Analysts have been closely watching for updates on how the company plans to ramp up production and meet supply expectations when the drug is formally approved for use in obesity. The company has said its goal is to double capacity by the end of the year and that it is investing to create long-term supply across its entire portfolio of drugs for diabetes and weight loss.

“We don’t have a supply problem per se,” CEO Dave Ricks said in an interview early Tuesday. “We have a demand challenge, which is a good challenge.”

Still Growing

The Indianapolis-based drugmaker raised its 2023 outlook on strength from Mounjaro and other top drugs.

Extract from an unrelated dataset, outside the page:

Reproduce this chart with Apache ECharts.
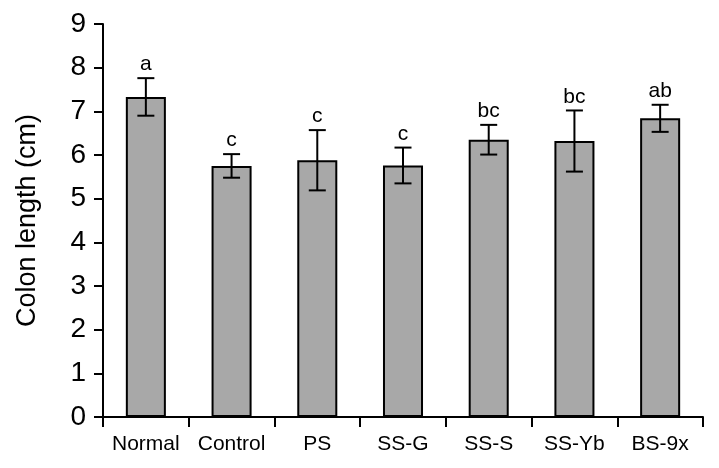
<!DOCTYPE html>
<html><head><meta charset="utf-8">
<script src="https://cdn.jsdelivr.net/npm/echarts@6/dist/echarts.min.js"></script>
<style>html,body{margin:0;padding:0;background:#fff}#c{width:719px;height:468px}</style>
</head><body><div id="c"></div>
<script>
var categories = ['Normal','Control','PS','SS-G','SS-S','SS-Yb','BS-9x'];
var means = [7.33, 5.75, 5.88, 5.76, 6.35, 6.32, 6.84];
var errors = [0.43, 0.27, 0.69, 0.41, 0.34, 0.70, 0.31];
var letters = ['a','c','c','c','bc','bc','ab'];
var yTicks = [0,1,2,3,4,5,6,7,8,9];

var font = '"Liberation Sans", Arial, sans-serif';
var chart = echarts.init(document.getElementById('c'), null, {renderer:'canvas'});
var errData = means.map(function(m,i){ return [i, m, errors[i]]; });
chart.setOption({
  animation:false,
  grid:{left:103, right:16, top:24, bottom:51, containLabel:false},
  xAxis:{type:'category', data:categories,
    axisLine:{lineStyle:{color:'#000', width:2}},
    axisTick:{show:true, interval:0, length:10, lineStyle:{color:'#000', width:2}},
    axisLabel:{color:'#000', fontFamily:font, fontSize:21, margin:17, interval:0, hideOverlap:false}
  },
  yAxis:{type:'value', min:yTicks[0], max:yTicks[yTicks.length-1], interval:1,
    name:'Colon length (cm)', nameLocation:'middle', nameGap:62,
    nameTextStyle:{color:'#000', fontFamily:font, fontSize:27},
    splitLine:{show:false},
    axisLine:{show:true, lineStyle:{color:'#000', width:2}},
    axisTick:{show:true, length:9, lineStyle:{color:'#000', width:2}},
    axisLabel:{color:'#000', fontFamily:font, fontSize:28, margin:17}
  },
  series:[
    {type:'bar', data:means, barWidth:'46.7%',
     itemStyle:{color:'#a8a8a8', borderColor:'#000', borderWidth:2}},
    {type:'custom', data:errData, z:10,
     renderItem:function(params, api){
       var x = api.value(0), m = api.value(1), e = api.value(2);
       var top = api.coord([x, m+e]);
       var bot = api.coord([x, m-e]);
       var hw = 8.5;
       var st = {stroke:'#000', lineWidth:2};
       return {type:'group', children:[
         {type:'line', shape:{x1:top[0], y1:top[1], x2:bot[0], y2:bot[1]}, style:st},
         {type:'line', shape:{x1:top[0]-hw, y1:top[1], x2:top[0]+hw, y2:top[1]}, style:st},
         {type:'line', shape:{x1:bot[0]-hw, y1:bot[1], x2:bot[0]+hw, y2:bot[1]}, style:st},
         {type:'text', style:{text:letters[params.dataIndex], x:top[0], y:top[1]-3,
           textAlign:'center', textVerticalAlign:'bottom', fill:'#000', font:'21px '+font}}
       ]};
     }}
  ]
});
</script></body></html>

Sales of Lilly’s biggest drug, Trulicity, were $1.81 billion, missing analysts’ expectations for $2.05 billion. Of the company’s top five drugs, the diabetes treatment was the only one that fell short of expectations. Lilly cited higher price discounting among the reasons for the decline.

Lilly increased its adjusted earnings guidance for the year to a range of $9.70 per share to $9.90 a share, up substantially from the $8.65 to $8.85 a share it had forecast in April. Sales for the year will be $33.4 billion to $33.9 billion, Lilly said, compared with its prior outlook of $31.2 billion to $31.7 billion.

Overall, Lilly’s revenue in the second quarter was $8.3 billion, beating the average estimate of $7.58 billion. Second-quarter earnings excluding some items were $2.11 a share.